Peter Yaw Kwakye-Ackah (born 15 June 1957) is a Ghanaian politician and member of the Seventh Parliament of the Fourth Republic of Ghana representing the Amenfi Central Constituency in the Western Region on the ticket of the National Democratic Congress. Ahead of the 2024 elections, he decided to contest as an independent candidate after he lost the NDC primaries held on 13 May 2023. On 19 November 2024, he withdrew from the election and endorsed the NDC parliamentary candidate, Joana Gyan Cudjoe.

== Early life and education ==
Kwakye-Ackah hails from Manso-Amenfi. He holds an MBA in Marine Engineering from the Leicester University, UK and 1st Class Marine Engineering South Glamoorgan Institute of Higher Education, Cardiff, Wales (1990).
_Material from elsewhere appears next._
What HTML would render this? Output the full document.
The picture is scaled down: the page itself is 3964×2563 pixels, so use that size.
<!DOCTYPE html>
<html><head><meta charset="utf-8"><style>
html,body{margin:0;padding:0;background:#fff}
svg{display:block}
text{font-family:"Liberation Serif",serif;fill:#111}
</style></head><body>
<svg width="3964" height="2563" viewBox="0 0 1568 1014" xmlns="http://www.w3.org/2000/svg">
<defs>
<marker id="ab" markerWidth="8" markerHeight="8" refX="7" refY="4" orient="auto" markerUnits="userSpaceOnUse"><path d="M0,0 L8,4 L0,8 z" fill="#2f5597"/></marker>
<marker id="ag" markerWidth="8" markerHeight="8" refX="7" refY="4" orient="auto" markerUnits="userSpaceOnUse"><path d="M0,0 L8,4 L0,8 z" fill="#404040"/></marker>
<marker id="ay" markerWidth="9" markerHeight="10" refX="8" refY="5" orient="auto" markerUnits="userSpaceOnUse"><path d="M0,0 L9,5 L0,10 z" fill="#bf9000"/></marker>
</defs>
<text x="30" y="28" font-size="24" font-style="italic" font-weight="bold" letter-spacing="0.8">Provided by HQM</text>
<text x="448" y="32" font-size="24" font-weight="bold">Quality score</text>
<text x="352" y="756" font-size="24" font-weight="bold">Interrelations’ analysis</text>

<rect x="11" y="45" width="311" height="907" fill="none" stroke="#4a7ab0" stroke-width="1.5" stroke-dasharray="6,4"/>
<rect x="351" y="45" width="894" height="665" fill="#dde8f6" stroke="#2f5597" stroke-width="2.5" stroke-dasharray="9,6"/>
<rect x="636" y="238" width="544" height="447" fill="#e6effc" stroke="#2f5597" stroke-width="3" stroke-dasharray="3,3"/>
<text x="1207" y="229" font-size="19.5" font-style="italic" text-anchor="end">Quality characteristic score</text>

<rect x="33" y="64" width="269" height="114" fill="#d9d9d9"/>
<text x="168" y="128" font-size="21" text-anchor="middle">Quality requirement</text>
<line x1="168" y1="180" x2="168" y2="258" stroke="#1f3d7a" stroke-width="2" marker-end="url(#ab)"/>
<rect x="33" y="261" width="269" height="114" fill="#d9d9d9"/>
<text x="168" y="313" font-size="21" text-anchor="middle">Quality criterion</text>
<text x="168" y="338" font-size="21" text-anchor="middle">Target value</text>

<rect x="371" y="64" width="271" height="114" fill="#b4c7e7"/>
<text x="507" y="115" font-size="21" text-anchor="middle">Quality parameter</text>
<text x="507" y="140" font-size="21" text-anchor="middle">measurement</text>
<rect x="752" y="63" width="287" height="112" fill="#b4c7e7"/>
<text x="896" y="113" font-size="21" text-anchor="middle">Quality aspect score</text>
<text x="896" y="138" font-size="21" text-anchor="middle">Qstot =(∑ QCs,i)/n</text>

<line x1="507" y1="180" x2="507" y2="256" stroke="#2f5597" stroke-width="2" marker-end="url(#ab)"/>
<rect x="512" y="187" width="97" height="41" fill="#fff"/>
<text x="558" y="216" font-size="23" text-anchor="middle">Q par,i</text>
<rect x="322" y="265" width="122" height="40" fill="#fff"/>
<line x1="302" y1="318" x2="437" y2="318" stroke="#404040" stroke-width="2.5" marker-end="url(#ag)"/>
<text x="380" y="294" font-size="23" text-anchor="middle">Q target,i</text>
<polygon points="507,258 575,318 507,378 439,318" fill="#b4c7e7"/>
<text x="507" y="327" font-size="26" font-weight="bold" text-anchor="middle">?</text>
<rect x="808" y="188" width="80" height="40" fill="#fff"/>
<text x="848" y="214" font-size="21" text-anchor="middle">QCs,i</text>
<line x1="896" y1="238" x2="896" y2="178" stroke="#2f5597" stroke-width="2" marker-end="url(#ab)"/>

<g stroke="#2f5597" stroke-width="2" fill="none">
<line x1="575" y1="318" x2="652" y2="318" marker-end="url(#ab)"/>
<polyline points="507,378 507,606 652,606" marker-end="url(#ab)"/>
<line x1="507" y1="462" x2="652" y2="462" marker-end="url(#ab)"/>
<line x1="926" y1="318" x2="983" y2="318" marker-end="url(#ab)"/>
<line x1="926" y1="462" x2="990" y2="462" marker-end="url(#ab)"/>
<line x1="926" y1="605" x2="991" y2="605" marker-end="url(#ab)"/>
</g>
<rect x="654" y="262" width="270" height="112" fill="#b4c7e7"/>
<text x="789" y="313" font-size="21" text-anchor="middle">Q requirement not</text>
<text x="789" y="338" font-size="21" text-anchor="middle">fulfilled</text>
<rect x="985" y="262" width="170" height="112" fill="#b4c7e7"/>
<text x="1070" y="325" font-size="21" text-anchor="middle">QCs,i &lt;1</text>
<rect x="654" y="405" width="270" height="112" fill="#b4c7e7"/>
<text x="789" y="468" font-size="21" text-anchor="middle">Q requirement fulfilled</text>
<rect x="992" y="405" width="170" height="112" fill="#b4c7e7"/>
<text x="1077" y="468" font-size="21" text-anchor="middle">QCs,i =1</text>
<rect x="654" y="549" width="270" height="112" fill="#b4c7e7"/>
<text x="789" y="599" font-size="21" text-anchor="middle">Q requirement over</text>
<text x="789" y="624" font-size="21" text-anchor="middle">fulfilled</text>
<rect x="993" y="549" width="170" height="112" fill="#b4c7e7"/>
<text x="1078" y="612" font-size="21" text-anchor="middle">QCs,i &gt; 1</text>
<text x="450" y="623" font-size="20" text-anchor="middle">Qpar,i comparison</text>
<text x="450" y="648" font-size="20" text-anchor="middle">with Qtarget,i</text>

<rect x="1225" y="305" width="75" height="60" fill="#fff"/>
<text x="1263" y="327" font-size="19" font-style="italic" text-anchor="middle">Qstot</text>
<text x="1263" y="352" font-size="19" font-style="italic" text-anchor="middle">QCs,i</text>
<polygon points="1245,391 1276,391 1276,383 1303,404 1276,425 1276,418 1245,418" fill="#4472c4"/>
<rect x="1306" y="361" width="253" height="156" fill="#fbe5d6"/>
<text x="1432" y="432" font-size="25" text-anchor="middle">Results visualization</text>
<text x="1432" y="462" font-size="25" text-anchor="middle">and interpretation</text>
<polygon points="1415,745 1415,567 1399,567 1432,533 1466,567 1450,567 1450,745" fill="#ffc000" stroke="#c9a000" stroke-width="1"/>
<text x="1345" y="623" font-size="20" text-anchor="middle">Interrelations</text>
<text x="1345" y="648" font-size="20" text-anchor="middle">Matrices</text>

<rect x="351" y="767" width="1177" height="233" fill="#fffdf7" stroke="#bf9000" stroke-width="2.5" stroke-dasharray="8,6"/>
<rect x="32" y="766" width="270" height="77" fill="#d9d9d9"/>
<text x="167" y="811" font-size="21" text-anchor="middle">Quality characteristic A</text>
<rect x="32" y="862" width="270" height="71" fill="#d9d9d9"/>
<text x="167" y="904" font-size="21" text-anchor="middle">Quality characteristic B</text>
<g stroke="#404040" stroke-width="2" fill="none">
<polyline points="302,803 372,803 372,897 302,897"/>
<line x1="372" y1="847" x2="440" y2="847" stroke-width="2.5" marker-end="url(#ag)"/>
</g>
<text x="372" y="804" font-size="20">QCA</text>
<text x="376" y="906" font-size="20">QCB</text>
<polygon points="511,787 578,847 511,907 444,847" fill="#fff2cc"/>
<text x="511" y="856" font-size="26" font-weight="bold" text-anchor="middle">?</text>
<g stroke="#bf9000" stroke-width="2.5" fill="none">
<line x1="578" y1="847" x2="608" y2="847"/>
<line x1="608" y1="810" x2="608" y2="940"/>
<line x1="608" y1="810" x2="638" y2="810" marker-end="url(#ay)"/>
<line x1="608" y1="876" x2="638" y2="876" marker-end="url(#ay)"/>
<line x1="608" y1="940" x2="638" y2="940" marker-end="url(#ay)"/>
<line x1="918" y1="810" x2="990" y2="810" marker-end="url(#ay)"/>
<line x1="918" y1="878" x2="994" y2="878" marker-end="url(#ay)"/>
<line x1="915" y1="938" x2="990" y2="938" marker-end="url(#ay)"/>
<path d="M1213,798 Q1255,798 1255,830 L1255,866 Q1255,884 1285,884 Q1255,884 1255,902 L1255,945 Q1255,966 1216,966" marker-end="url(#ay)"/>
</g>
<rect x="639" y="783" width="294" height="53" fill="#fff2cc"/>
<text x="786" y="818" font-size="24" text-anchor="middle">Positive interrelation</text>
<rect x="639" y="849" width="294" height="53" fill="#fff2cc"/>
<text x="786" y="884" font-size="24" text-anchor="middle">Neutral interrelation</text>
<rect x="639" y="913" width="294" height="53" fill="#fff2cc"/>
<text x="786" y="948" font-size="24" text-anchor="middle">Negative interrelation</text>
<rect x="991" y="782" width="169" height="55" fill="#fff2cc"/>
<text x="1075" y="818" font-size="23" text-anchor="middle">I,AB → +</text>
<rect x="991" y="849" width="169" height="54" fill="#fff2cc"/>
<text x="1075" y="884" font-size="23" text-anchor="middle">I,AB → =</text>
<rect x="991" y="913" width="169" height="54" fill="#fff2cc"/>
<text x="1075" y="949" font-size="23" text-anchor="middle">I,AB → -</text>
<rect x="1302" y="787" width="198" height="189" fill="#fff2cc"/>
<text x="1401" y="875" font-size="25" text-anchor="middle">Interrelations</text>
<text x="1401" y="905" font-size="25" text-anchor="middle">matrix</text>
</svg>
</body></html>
He also holds a Second Marine Engineering Certificate from South Tyneside College, United Kingdom.

== Career ==
He worked as a Chief Engineer at Tidewater Marine in the US from 2007 to 2010. He also worked as Chief Engineer at Ocean Tankers Pte Ltd. in Singapore.

=== Politics ===
In 2012, he was appointed as District Chief Executive at the Ministry of Local Government and Rural Development and served till his tenure was over in 2016. In 2016, he won the member of parliament seat of the Amenfi Central Constituency and was reelected in the 2020 elections on the ticket of the National Democratic Congress. He is part of the Public Accounts Committee and Education Committee in parliament.

He chose to run as an independent candidate for the 2024 elections after losing the NDC primaries on 13 May 2023. On 19 November 2024, he decided to withdraw from the election and supported the NDC candidate, Joana Gyan Cudjoe.